Le petit monde de la chanson en marge, dont on peut se demander si en fin de compte il ne préfère pas les polémiques à la chanson, s’émeut avec neuf mois de retard d’une nouvelle version, par Thomas Dutronc, de la chanson Est-ce ainsi que les hommes vivent ? rebaptisée Aragon pour la circonstance.
Si cette version se révèle d’une platitude absolue, elle a pour avantage de mettre en évidence, une fois encore, l’extrême ouverture d’esprit qui règne au sein du microcosme. Là où il suffisait, par le biais de l’ironie et de l’humour, de remettre le chanteur et sa version aragono-showbiz à leur place, parmi les artistes et les productions qui ne devraient pas rester dans l’Histoire, c’est surtout l’invective et les verdicts peu cléments qui dominent.
« Un petit con comme sa mère », « Quel petit con ! », « Dutronc enfoiré ! », « Honte nationale ! », voilà quelques réflexions profondes que la publication de la vidéo sacrilège a entraînées. D’autres commentateurs indignés, moins injurieux mais tout aussi tolérants, se sont contentés d’une interdiction d’exercer, toute virtuelle heureusement, adressée au « fils de » : « qu’il joue de la guitare, et basta ! », « le pire serait qu’il décide de reprendre L’Affiche rouge », « pourvu que ne lui vienne pas en tête de reprendre et de « manouchiser » des textes forts et intenses de Barbara ou de Brel », etc.

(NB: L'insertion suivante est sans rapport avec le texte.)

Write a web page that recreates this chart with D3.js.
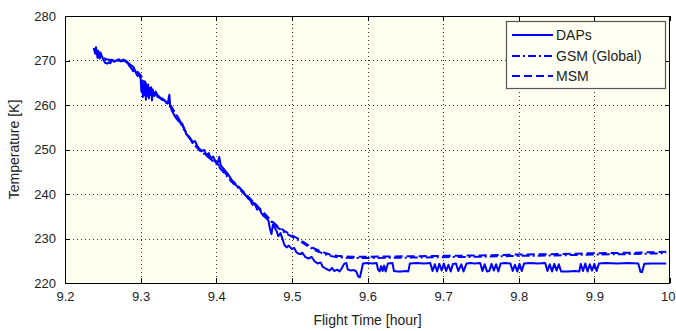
<!DOCTYPE html>
<html>
<head>
<meta charset="utf-8">
<script src="https://cdn.jsdelivr.net/npm/d3@7"></script>
<style>
  html, body { margin: 0; padding: 0; background: #ffffff; }
  svg { display: block; }
  text { font-family: "Liberation Sans", Arial, sans-serif; fill: #222; }
</style>
</head>
<body>
<svg id="chart" width="676" height="331"></svg>
<script>
// Axis tick values
const xTicks = [9.2, 9.3, 9.4, 9.5, 9.6, 9.7, 9.8, 9.9, 10];
const yTicks = [220, 230, 240, 250, 260, 270, 280];

// Observed temperature (DAPs): [flight time in hours, temperature in K]
const daps = [
  [9.238,272.8],[9.240,271.5],[9.241,273.0],[9.243,270.6],[9.244,272.2],[9.246,270.4],
  [9.247,271.8],[9.249,270.9],[9.251,270.1],[9.253,269.5],[9.256,269.3],[9.258,269.6],
  [9.260,269.4],[9.262,270.2],[9.265,269.7],[9.268,270.0],[9.271,270.3],[9.274,269.8],
  [9.277,270.2],[9.280,270.0],[9.283,269.6],[9.285,268.8],[9.288,268.2],[9.290,267.6],
  [9.292,268.0],[9.294,267.1],[9.296,266.5],[9.298,266.8],[9.300,265.9],
  [9.301,263.0],[9.302,265.5],[9.303,261.8],[9.304,264.8],[9.305,262.2],[9.306,265.2],
  [9.307,261.2],[9.308,264.2],[9.309,262.0],[9.310,264.6],[9.311,261.5],[9.312,263.8],
  [9.313,262.3],[9.314,264.0],[9.315,261.0],[9.316,263.5],[9.318,262.0],[9.320,263.0],
  [9.322,262.3],[9.325,261.8],[9.328,261.2],[9.331,261.0],[9.334,260.6],[9.336,260.3],
  [9.337,261.5],[9.338,262.3],[9.339,260.0],[9.341,258.8],[9.343,258.2],
  [9.345,257.5],[9.350,256.4],[9.355,255.8],[9.360,253.6],[9.365,252.6],[9.368,251.6],
  [9.372,251.9],[9.376,250.4],[9.380,249.6],[9.384,249.9],[9.387,248.6],[9.390,249.2],
  [9.393,248.0],[9.396,248.4],[9.399,247.3],[9.402,247.0],[9.404,248.3],[9.406,246.4],
  [9.409,245.8],[9.412,245.2],[9.415,244.6],[9.418,243.8],[9.421,243.0],[9.424,242.6],
  [9.427,241.8],[9.430,241.6],[9.433,240.9],[9.436,240.4],[9.439,239.7],[9.442,239.0],
  [9.445,238.6],[9.448,237.6],[9.451,237.9],[9.454,236.5],[9.457,236.8],[9.460,235.6],
  [9.463,235.0],[9.466,234.6],[9.469,234.0],[9.471,232.2],[9.473,231.0],[9.475,233.2],
  [9.477,232.5],[9.480,231.6],[9.482,230.5],[9.485,231.2],[9.488,229.7],[9.490,228.6],
  [9.493,228.0],[9.496,228.4],[9.500,227.6],[9.503,227.9],[9.506,226.9],[9.510,226.5],
  [9.514,226.8],[9.518,225.8],[9.522,225.5],[9.526,225.9],[9.530,224.9],[9.534,224.4],
  [9.538,224.6],[9.541,223.6],[9.545,223.2],
  [9.550,222.8],[9.553,223.4],[9.556,222.7],[9.560,223.0],[9.563,222.6],[9.566,223.3],
  [9.569,224.3],[9.572,224.5],[9.574,223.0],[9.578,222.8],[9.582,222.9],[9.585,222.6],
  [9.588,221.4],[9.590,221.3],[9.592,222.8],[9.594,224.4],[9.600,224.5],[9.607,224.4],
  [9.612,224.5],[9.614,223.0],[9.616,222.6],[9.618,223.8],[9.620,222.7],[9.622,223.9],
  [9.624,222.6],[9.627,224.4],[9.633,224.5],[9.635,222.7],[9.640,222.6],[9.645,222.6],
  [9.650,222.7],[9.654,222.6],[9.656,224.4],[9.665,224.5],[9.675,224.4],[9.683,224.5],
  [9.686,222.7],[9.689,224.2],[9.692,222.6],[9.695,224.3],[9.698,222.8],[9.701,224.4],
  [9.704,222.7],[9.707,224.1],[9.710,222.6],[9.713,224.3],[9.717,224.4],[9.720,222.7],
  [9.724,224.2],[9.727,222.6],[9.731,224.4],[9.736,224.5],[9.742,224.4],[9.749,224.5],
  [9.752,222.7],[9.755,224.2],[9.758,222.6],[9.761,222.7],[9.764,224.3],[9.767,222.8],
  [9.770,224.2],[9.773,222.6],[9.776,224.4],[9.782,224.5],[9.789,224.4],[9.792,222.7],
  [9.795,224.1],[9.798,222.6],[9.801,224.3],[9.804,222.7],[9.807,224.4],[9.815,224.5],
  [9.825,224.4],[9.835,224.5],[9.838,222.7],[9.841,224.2],[9.844,222.6],[9.847,224.3],
  [9.850,222.8],[9.853,224.2],[9.856,222.6],[9.865,222.6],[9.875,222.7],[9.880,222.6],
  [9.882,224.3],[9.885,222.7],[9.888,224.4],[9.891,222.6],[9.894,224.2],[9.897,222.8],
  [9.900,224.3],[9.903,222.7],[9.906,224.4],[9.915,224.5],[9.930,224.4],[9.945,224.5],
  [9.958,224.4],[9.961,222.5],[9.963,222.4],[9.966,224.3],[9.975,224.4],[9.985,224.4],
  [9.995,224.4]
];

// GSM (Global) model temperature along the flight path
const gsm = [
  [9.240,272.0],[9.250,270.6],[9.260,270.0],[9.280,269.8],[9.290,268.4],[9.300,266.4],
  [9.310,263.6],[9.320,262.1],[9.330,261.1],[9.340,259.5],[9.350,256.8],[9.360,253.6],
  [9.370,251.2],[9.380,249.5],[9.390,248.2],[9.400,246.8],[9.410,244.8],[9.420,242.8],
  [9.430,241.2],[9.440,239.5],[9.450,237.8],[9.460,236.0],[9.470,234.2],[9.480,232.6],
  [9.490,231.4],[9.500,230.4],[9.510,229.5],[9.520,228.4],[9.530,227.4],[9.540,226.7],
  [9.550,226.1],[9.560,225.8],[9.580,225.6],[9.600,225.6],[9.650,225.7],[9.700,225.8],
  [9.750,225.9],[9.800,226.1],[9.850,226.2],[9.900,226.4],[9.950,226.5],[9.995,226.7]
];

// MSM (mesoscale) model temperature along the flight path
const msm = [
  [9.240,271.8],[9.250,270.4],[9.260,270.1],[9.280,269.9],[9.290,268.6],[9.300,266.7],
  [9.310,263.9],[9.320,262.3],[9.330,261.3],[9.340,259.8],[9.350,257.1],[9.360,253.9],
  [9.370,251.5],[9.380,249.8],[9.390,248.5],[9.400,247.1],[9.410,245.1],[9.420,243.1],
  [9.430,241.5],[9.440,239.8],[9.450,238.1],[9.460,236.3],[9.470,234.5],[9.480,232.9],
  [9.490,231.7],[9.500,230.7],[9.510,229.8],[9.520,228.7],[9.530,227.7],[9.540,227.0],
  [9.550,226.4],[9.560,226.1],[9.580,225.9],[9.600,225.9],[9.650,226.0],[9.700,226.1],
  [9.750,226.2],[9.800,226.4],[9.850,226.5],[9.900,226.7],[9.950,226.8],[9.995,227.0]
];

const seriesNames = ["DAPs", "GSM (Global)", "MSM"];

const svg = d3.select("#chart");
const W = 676, H = 331;
const margin = { left: 65, right: 6, top: 16, bottom: 48 };
const plotW = W - margin.left - margin.right;
const plotH = H - margin.top - margin.bottom;

const x = d3.scaleLinear().domain([9.2, 10]).range([margin.left, margin.left + plotW]);
const y = d3.scaleLinear().domain([220, 280]).range([margin.top + plotH, margin.top]);

// Plot background
svg.append("rect")
  .attr("x", margin.left).attr("y", margin.top)
  .attr("width", plotW).attr("height", plotH)
  .attr("fill", "#fffff0");

// Dotted grid
const grid = svg.append("g").attr("stroke", "#333").attr("stroke-width", 1)
  .attr("stroke-dasharray", "1,3").attr("shape-rendering", "crispEdges");
grid.selectAll("line.gx").data(xTicks.slice(1, -1)).enter().append("line")
  .attr("x1", d => Math.round(x(d)) + 0.5).attr("x2", d => Math.round(x(d)) + 0.5)
  .attr("y1", margin.top).attr("y2", margin.top + plotH);
grid.selectAll("line.gy").data(yTicks.slice(1, -1)).enter().append("line")
  .attr("y1", d => Math.round(y(d)) + 0.5).attr("y2", d => Math.round(y(d)) + 0.5)
  .attr("x1", margin.left).attr("x2", margin.left + plotW);

// Data lines
const line = d3.line().x(d => x(d[0])).y(d => y(d[1]));
const plot = svg.append("g");
plot.append("path").datum(gsm).attr("d", line)
  .attr("fill", "none").attr("stroke", "#0000ff").attr("stroke-width", 2)
  .attr("stroke-dasharray", "8,3,2,3");
plot.append("path").datum(msm).attr("d", line)
  .attr("fill", "none").attr("stroke", "#0000ff").attr("stroke-width", 2)
  .attr("stroke-dasharray", "8,4");
plot.append("path").datum(daps).attr("d", line)
  .attr("fill", "none").attr("stroke", "#0000ff").attr("stroke-width", 2)
  .attr("stroke-linejoin", "round");

// Axes with inward ticks (bottom/left labelled, top/right ticks only)
const fmtX = d => (d === 10 ? "10" : d3.format(".1f")(d));
const axB = d3.axisBottom(x).tickValues(xTicks).tickSize(-5).tickPadding(9).tickFormat(fmtX);
const axT = d3.axisTop(x).tickValues(xTicks).tickSize(-5).tickFormat("");
const axL = d3.axisLeft(y).tickValues(yTicks).tickSize(-5).tickPadding(9).tickFormat(d3.format("d"));
const axR = d3.axisRight(y).tickValues(yTicks).tickSize(-5).tickFormat("");

function styleAxis(g) {
  g.select(".domain").remove();
  g.selectAll(".tick line").attr("stroke", "#000").attr("shape-rendering", "crispEdges");
  g.selectAll(".tick text").attr("font-size", 13).attr("fill", "#222")
    .attr("font-family", "'Liberation Sans', Arial, sans-serif");
}
const gB = svg.append("g").attr("transform", `translate(0,${margin.top + plotH})`).call(axB).call(styleAxis);
// keep the last label inside the canvas
gB.selectAll(".tick text").filter(d => d === 10)
  .attr("text-anchor", "end").attr("dx", (W - 1) - x(10));
svg.append("g").attr("transform", `translate(0,${margin.top})`).call(axT).call(styleAxis);
svg.append("g").attr("transform", `translate(${margin.left},0)`).call(axL).call(styleAxis);
svg.append("g").attr("transform", `translate(${margin.left + plotW},0)`).call(axR).call(styleAxis);

// Axes box
svg.append("rect")
  .attr("x", margin.left + 0.5).attr("y", margin.top + 0.5)
  .attr("width", plotW - 1).attr("height", plotH)
  .attr("fill", "none").attr("stroke", "#000").attr("stroke-width", 1)
  .attr("shape-rendering", "crispEdges");

// Axis titles
svg.append("text")
  .attr("x", margin.left + plotW / 2).attr("y", 325)
  .attr("text-anchor", "middle").attr("font-size", 14)
  .text("Flight Time [hour]");
svg.append("text")
  .attr("transform", `translate(19,${margin.top + plotH / 2}) rotate(-90)`)
  .attr("text-anchor", "middle").attr("font-size", 14)
  .text("Temperature [K]");

// Legend
const lg = svg.append("g");
lg.append("rect")
  .attr("x", 506.5).attr("y", 21.5).attr("width", 159).attr("height", 67)
  .attr("fill", "#fffff4").attr("stroke", "#555").attr("stroke-width", 1.2);
const legendDash = [null, "8,3,2,3", "8,4"];
const legendRows = [35, 56, 76];
seriesNames.forEach((name, i) => {
  lg.append("line")
    .attr("x1", 512).attr("x2", 553)
    .attr("y1", legendRows[i]).attr("y2", legendRows[i])
    .attr("stroke", "#0000ff").attr("stroke-width", 2)
    .attr("stroke-dasharray", legendDash[i]);
  lg.append("text")
    .attr("x", 556).attr("y", legendRows[i] + 5)
    .attr("font-size", 14)
    .text(name);
});
</script>
</body>
</html>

Parfois, dans le débat, vient se glisser un soupçon de lutte des classes : « Papa et Maman lui paient des cours depuis son plus jeune âge ! », « Reste dans ta bourgeoisie et ne salis plus rien ! ».
Il émane de ces réactions, pour la énième fois, un aspect sacré entourant certaines chansons et plus encore certains artistes perçus comme intouchables dès lors que ceux qui se mêlent de leur œuvre proviennent du monde honni de la variété, rebaptisée bien sûr illico la « variétoche ». Cet aspect me semble magnifiquement et tristement rendu par cet autre commentaire : « Il y a pourtant des lois qui interdisent la profanation des monuments… » Fort heureusement, il est des monuments de bêtise dont il est permis de se moquer un peu. C’est fait.
Floréal Melgar
Salut
Est-ce que tout ça méritait ces excès (d’honneur ou d’indignité) de bile mal digérée ? Dans tous ces commentaires que j’ai lus avec consternation, j’entendais une petite voix en écho, celle d’Audiard sur ceux qui osent tout, je parle des commentaires, bien sûr… Et certains ont bien mérité la Médaille d’Honneur dédiée à ceux dont Brassens a chanté la gloire… quand le temps ne fait rien à l’affaire… (ex aequo d’ailleurs avec quelques furieux qui ont perdu tout sens de la mesure dans l’affaire Bruel-Barbara… Et puis on a Lambert Wilson pour un prochain tour…).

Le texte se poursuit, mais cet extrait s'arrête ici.